[Start]

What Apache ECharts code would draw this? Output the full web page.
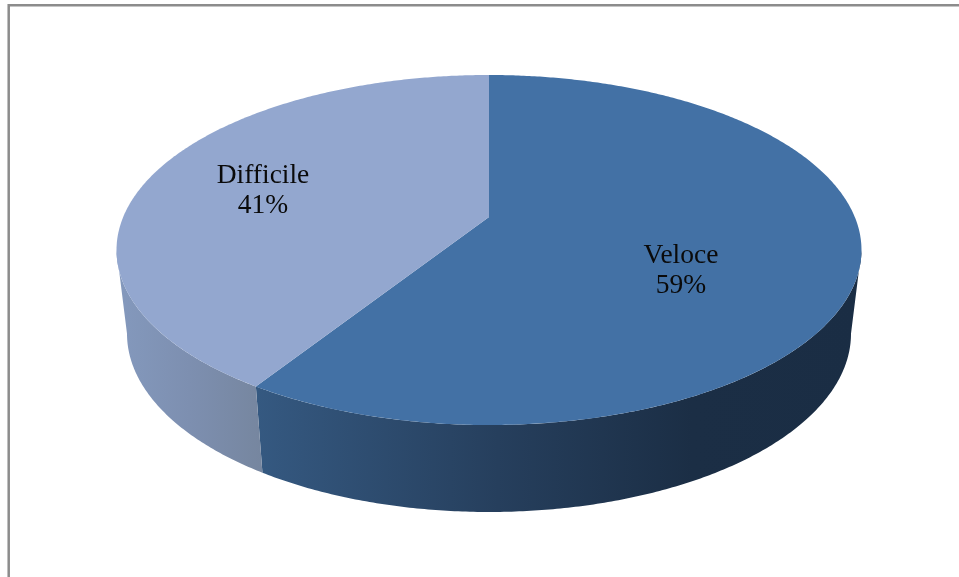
<!DOCTYPE html>
<html>
<head>
<meta charset="utf-8">
<style>html,body{margin:0;padding:0;background:#fff}#c{width:959px;height:577px}</style>
<script src="https://cdn.jsdelivr.net/npm/echarts@6/dist/echarts.min.js"></script>
</head>
<body>
<div id="c"></div>
<script>
const categories = ['Veloce', 'Difficile'];
const values = [59, 41];

const topColors = ['#4371a5', '#93a7cf'];
const labelPos = [[681, 270.5], [263, 190.5]];
const sideStops = [
  [[0, '#355981'], [0.4, '#263f5d'], [0.72, '#1b2e45'], [1, '#1a2d44']],
  [[0, '#8499bd'], [0.5, '#7d8fb0'], [1, '#76869f']]
];

// Perspective view of the disc: top face and (further away) bottom face
const persp = 0.1886;
const topFace = { cx: 489, cy: 217, a: 365.8, b: 168.8 };
const botFace = { cx: 489, cy: 300, a: 355.5, b: 172 };

function project(face, deg) {
  const t = deg * Math.PI / 180, u = Math.sin(t), v = -Math.cos(t), w = 1 - persp * v;
  return [face.cx + face.a * u / w, face.cy + face.b * v / w];
}
function arc(face, from, to) {
  const n = Math.max(2, Math.ceil(Math.abs(to - from) * 2)), pts = [];
  for (let i = 0; i <= n; i++) pts.push(project(face, from + (to - from) * i / n));
  return pts;
}
const silhouette = Math.acos(-persp) * 180 / Math.PI;
const total = values.reduce((s, x) => s + x, 0);

function renderSlice(params, api) {
  const i = params.dataIndex;
  let before = 0;
  for (let k = 0; k < i; k++) before += values[k];
  const from = before / total * 360, to = (before + api.value(0)) / total * 360;
  const children = [];

  const wFrom = Math.max(from, silhouette), wTo = Math.min(to, 360 - silhouette);
  if (wTo > wFrom) {
    const wall = arc(topFace, wFrom, wTo).concat(arc(botFace, wFrom, wTo).reverse());
    children.push({
      type: 'polygon', z2: 1,
      shape: { points: wall },
      style: {
        fill: new echarts.graphic.LinearGradient(0, 0, 1, 0,
          sideStops[i].map(s => ({ offset: s[0], color: s[1] })))
      }
    });
  }
  children.push({
    type: 'polygon', z2: 2,
    shape: { points: [[topFace.cx, topFace.cy]].concat(arc(topFace, from, to)) },
    style: { fill: topColors[i] }
  });
  children.push({
    type: 'text', z2: 3,
    x: labelPos[i][0], y: labelPos[i][1],
    style: {
      text: categories[i] + '\n' + api.value(0) + '%',
      font: '27.5px "Liberation Serif"', lineHeight: 30,
      fill: '#0a0a0a', align: 'center', verticalAlign: 'middle'
    }
  });
  return { type: 'group', children };
}

const chart = echarts.init(document.getElementById('c'), null, { renderer: 'canvas' });
chart.setOption({
  animation: false,
  backgroundColor: '#fff',
  graphic: [{
    type: 'polyline', silent: true,
    shape: { points: [[8.7, 577], [8.7, 5.2], [959, 5.2]] },
    style: { stroke: '#8c8c8c', lineWidth: 2.5, fill: null }
  }],
  series: [{
    type: 'custom',
    coordinateSystem: 'none',
    renderItem: renderSlice,
    data: categories.map((c, i) => ({ name: c, value: [values[i]] }))
  }]
});
</script>
</body>
</html>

[End]

# Exercise requirements:
Repeat verbatim all the material, but not the pictures.

# Result:
What Apache ECharts code would draw this? Output the full web page.
<!DOCTYPE html>
<html>
<head>
<meta charset="utf-8">
<style>html,body{margin:0;padding:0;background:#fff}#c{width:959px;height:577px}</style>
<script src="https://cdn.jsdelivr.net/npm/echarts@6/dist/echarts.min.js"></script>
</head>
<body>
<div id="c"></div>
<script>
const categories = ['Veloce', 'Difficile'];
const values = [59, 41];

const topColors = ['#4371a5', '#93a7cf'];
const labelPos = [[681, 270.5], [263, 190.5]];
const sideStops = [
  [[0, '#355981'], [0.4, '#263f5d'], [0.72, '#1b2e45'], [1, '#1a2d44']],
  [[0, '#8499bd'], [0.5, '#7d8fb0'], [1, '#76869f']]
];

// Perspective view of the disc: top face and (further away) bottom face
const persp = 0.1886;
const topFace = { cx: 489, cy: 217, a: 365.8, b: 168.8 };
const botFace = { cx: 489, cy: 300, a: 355.5, b: 172 };

function project(face, deg) {
  const t = deg * Math.PI / 180, u = Math.sin(t), v = -Math.cos(t), w = 1 - persp * v;
  return [face.cx + face.a * u / w, face.cy + face.b * v / w];
}
function arc(face, from, to) {
  const n = Math.max(2, Math.ceil(Math.abs(to - from) * 2)), pts = [];
  for (let i = 0; i <= n; i++) pts.push(project(face, from + (to - from) * i / n));
  return pts;
}
const silhouette = Math.acos(-persp) * 180 / Math.PI;
const total = values.reduce((s, x) => s + x, 0);

function renderSlice(params, api) {
  const i = params.dataIndex;
  let before = 0;
  for (let k = 0; k < i; k++) before += values[k];
  const from = before / total * 360, to = (before + api.value(0)) / total * 360;
  const children = [];

  const wFrom = Math.max(from, silhouette), wTo = Math.min(to, 360 - silhouette);
  if (wTo > wFrom) {
    const wall = arc(topFace, wFrom, wTo).concat(arc(botFace, wFrom, wTo).reverse());
    children.push({
      type: 'polygon', z2: 1,
      shape: { points: wall },
      style: {
        fill: new echarts.graphic.LinearGradient(0, 0, 1, 0,
          sideStops[i].map(s => ({ offset: s[0], color: s[1] })))
      }
    });
  }
  children.push({
    type: 'polygon', z2: 2,
    shape: { points: [[topFace.cx, topFace.cy]].concat(arc(topFace, from, to)) },
    style: { fill: topColors[i] }
  });
  children.push({
    type: 'text', z2: 3,
    x: labelPos[i][0], y: labelPos[i][1],
    style: {
      text: categories[i] + '\n' + api.value(0) + '%',
      font: '27.5px "Liberation Serif"', lineHeight: 30,
      fill: '#0a0a0a', align: 'center', verticalAlign: 'middle'
    }
  });
  return { type: 'group', children };
}

const chart = echarts.init(document.getElementById('c'), null, { renderer: 'canvas' });
chart.setOption({
  animation: false,
  backgroundColor: '#fff',
  graphic: [{
    type: 'polyline', silent: true,
    shape: { points: [[8.7, 577], [8.7, 5.2], [959, 5.2]] },
    style: { stroke: '#8c8c8c', lineWidth: 2.5, fill: null }
  }],
  series: [{
    type: 'custom',
    coordinateSystem: 'none',
    renderItem: renderSlice,
    data: categories.map((c, i) => ({ name: c, value: [values[i]] }))
  }]
});
</script>
</body>
</html>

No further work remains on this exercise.